▶ [Task instructions]
The listing below should be printed exactly, every line of it. Skip the pictures.

▶ [Data excerpt]
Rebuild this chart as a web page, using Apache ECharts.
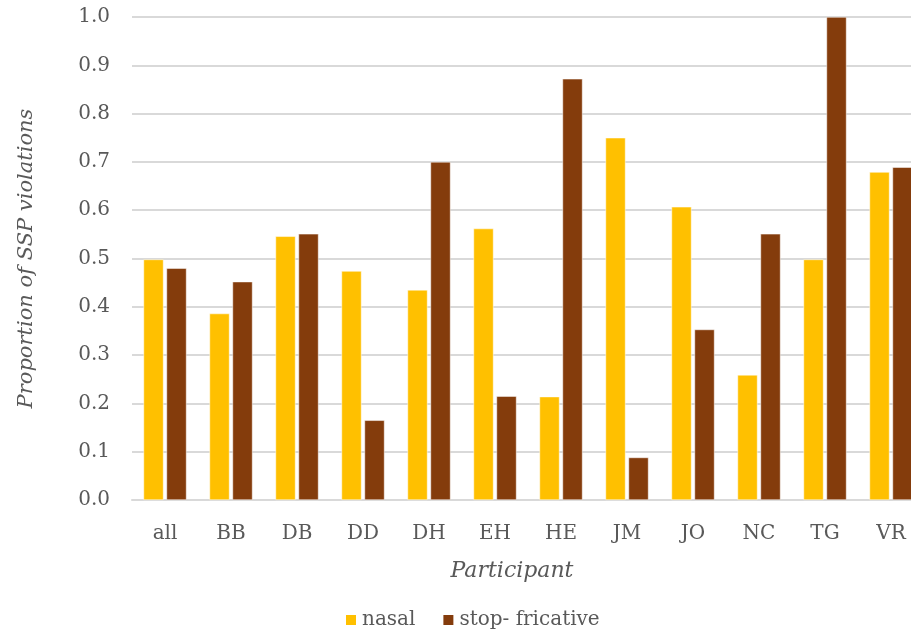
<!DOCTYPE html>
<html>
<head>
<meta charset="utf-8">
<script src="https://cdn.jsdelivr.net/npm/echarts@6/dist/echarts.min.js"></script>
<style>
  html, body { margin: 0; padding: 0; background: #fff; }
  #chart { width: 911px; height: 635px; }
</style>
</head>
<body>
<div id="chart"></div>
<script>
// participants on the x axis
const participants = ['all', 'BB', 'DB', 'DD', 'DH', 'EH', 'HE', 'JM', 'JO', 'NC', 'TG', 'VR'];
// proportion of SSP violations
const nasal = [0.498, 0.386, 0.546, 0.474, 0.435, 0.562, 0.214, 0.750, 0.607, 0.259, 0.498, 0.679];
const stopFricative = [0.480, 0.452, 0.551, 0.165, 0.700, 0.215, 0.872, 0.088, 0.353, 0.551, 1.000, 0.689];
const seriesNames = ['nasal', 'stop- fricative'];

const FONT = '"DejaVu Serif", serif';
const TEXT = '#595959';
const GRID = '#d9d9d9';

const chart = echarts.init(document.getElementById('chart'), null, { renderer: 'canvas' });

chart.setOption({
  animation: false,
  backgroundColor: '#fff',
  textStyle: { fontFamily: FONT },
  // plot runs past the right edge, like the cropped original
  grid: { left: 132, top: 17, width: 792, height: 483, outerBoundsMode: 'none', containLabel: false },
  legend: {
    data: seriesNames,
    bottom: 0, left: 339,
    itemWidth: 12, itemHeight: 12, itemGap: 26,
    icon: 'rect',
    textStyle: { color: TEXT, fontSize: 20, fontFamily: FONT }
  },
  xAxis: {
    type: 'category',
    data: participants,
    name: 'Participant',
    nameLocation: 'middle', nameGap: 60,
    nameTextStyle: { color: TEXT, fontSize: 22, fontStyle: 'italic', fontFamily: FONT, padding: [0, 32, 0, 0] },
    axisLine: { lineStyle: { color: GRID, width: 2 } },
    axisTick: { show: false },
    axisLabel: { color: TEXT, fontSize: 20, margin: 24, fontFamily: FONT }
  },
  yAxis: {
    type: 'value',
    min: 0, max: 1, interval: 0.1,
    name: 'Proportion of SSP violations',
    nameLocation: 'middle', nameGap: 95,
    nameTextStyle: { color: TEXT, fontSize: 21, fontStyle: 'italic', fontFamily: FONT },
    axisLine: { show: false },
    axisTick: { show: false },
    axisLabel: { color: TEXT, fontSize: 20, margin: 22, fontFamily: FONT, formatter: v => v.toFixed(1) },
    splitLine: { lineStyle: { color: GRID, width: 2 } }
  },
  series: [
    {
      name: seriesNames[0], type: 'bar', data: nasal,
      barWidth: 20, barGap: '15%',
      itemStyle: { color: '#ffc000', borderColor: '#fff', borderWidth: 0.5 }
    },
    {
      name: seriesNames[1], type: 'bar', data: stopFricative,
      barWidth: 20, barGap: '15%',
      itemStyle: { color: '#843c0c', borderColor: '#fff', borderWidth: 0.5 }
    }
  ]
});
</script>
</body>
</html>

▶ [The completed task]
Rebuild this chart as a web page, using Apache ECharts.
<!DOCTYPE html>
<html>
<head>
<meta charset="utf-8">
<script src="https://cdn.jsdelivr.net/npm/echarts@6/dist/echarts.min.js"></script>
<style>
  html, body { margin: 0; padding: 0; background: #fff; }
  #chart { width: 911px; height: 635px; }
</style>
</head>
<body>
<div id="chart"></div>
<script>
// participants on the x axis
const participants = ['all', 'BB', 'DB', 'DD', 'DH', 'EH', 'HE', 'JM', 'JO', 'NC', 'TG', 'VR'];
// proportion of SSP violations
const nasal = [0.498, 0.386, 0.546, 0.474, 0.435, 0.562, 0.214, 0.750, 0.607, 0.259, 0.498, 0.679];
const stopFricative = [0.480, 0.452, 0.551, 0.165, 0.700, 0.215, 0.872, 0.088, 0.353, 0.551, 1.000, 0.689];
const seriesNames = ['nasal', 'stop- fricative'];

const FONT = '"DejaVu Serif", serif';
const TEXT = '#595959';
const GRID = '#d9d9d9';

const chart = echarts.init(document.getElementById('chart'), null, { renderer: 'canvas' });

chart.setOption({
  animation: false,
  backgroundColor: '#fff',
  textStyle: { fontFamily: FONT },
  // plot runs past the right edge, like the cropped original
  grid: { left: 132, top: 17, width: 792, height: 483, outerBoundsMode: 'none', containLabel: false },
  legend: {
    data: seriesNames,
    bottom: 0, left: 339,
    itemWidth: 12, itemHeight: 12, itemGap: 26,
    icon: 'rect',
    textStyle: { color: TEXT, fontSize: 20, fontFamily: FONT }
  },
  xAxis: {
    type: 'category',
    data: participants,
    name: 'Participant',
    nameLocation: 'middle', nameGap: 60,
    nameTextStyle: { color: TEXT, fontSize: 22, fontStyle: 'italic', fontFamily: FONT, padding: [0, 32, 0, 0] },
    axisLine: { lineStyle: { color: GRID, width: 2 } },
    axisTick: { show: false },
    axisLabel: { color: TEXT, fontSize: 20, margin: 24, fontFamily: FONT }
  },
  yAxis: {
    type: 'value',
    min: 0, max: 1, interval: 0.1,
    name: 'Proportion of SSP violations',
    nameLocation: 'middle', nameGap: 95,
    nameTextStyle: { color: TEXT, fontSize: 21, fontStyle: 'italic', fontFamily: FONT },
    axisLine: { show: false },
    axisTick: { show: false },
    axisLabel: { color: TEXT, fontSize: 20, margin: 22, fontFamily: FONT, formatter: v => v.toFixed(1) },
    splitLine: { lineStyle: { color: GRID, width: 2 } }
  },
  series: [
    {
      name: seriesNames[0], type: 'bar', data: nasal,
      barWidth: 20, barGap: '15%',
      itemStyle: { color: '#ffc000', borderColor: '#fff', borderWidth: 0.5 }
    },
    {
      name: seriesNames[1], type: 'bar', data: stopFricative,
      barWidth: 20, barGap: '15%',
      itemStyle: { color: '#843c0c', borderColor: '#fff', borderWidth: 0.5 }
    }
  ]
});
</script>
</body>
</html>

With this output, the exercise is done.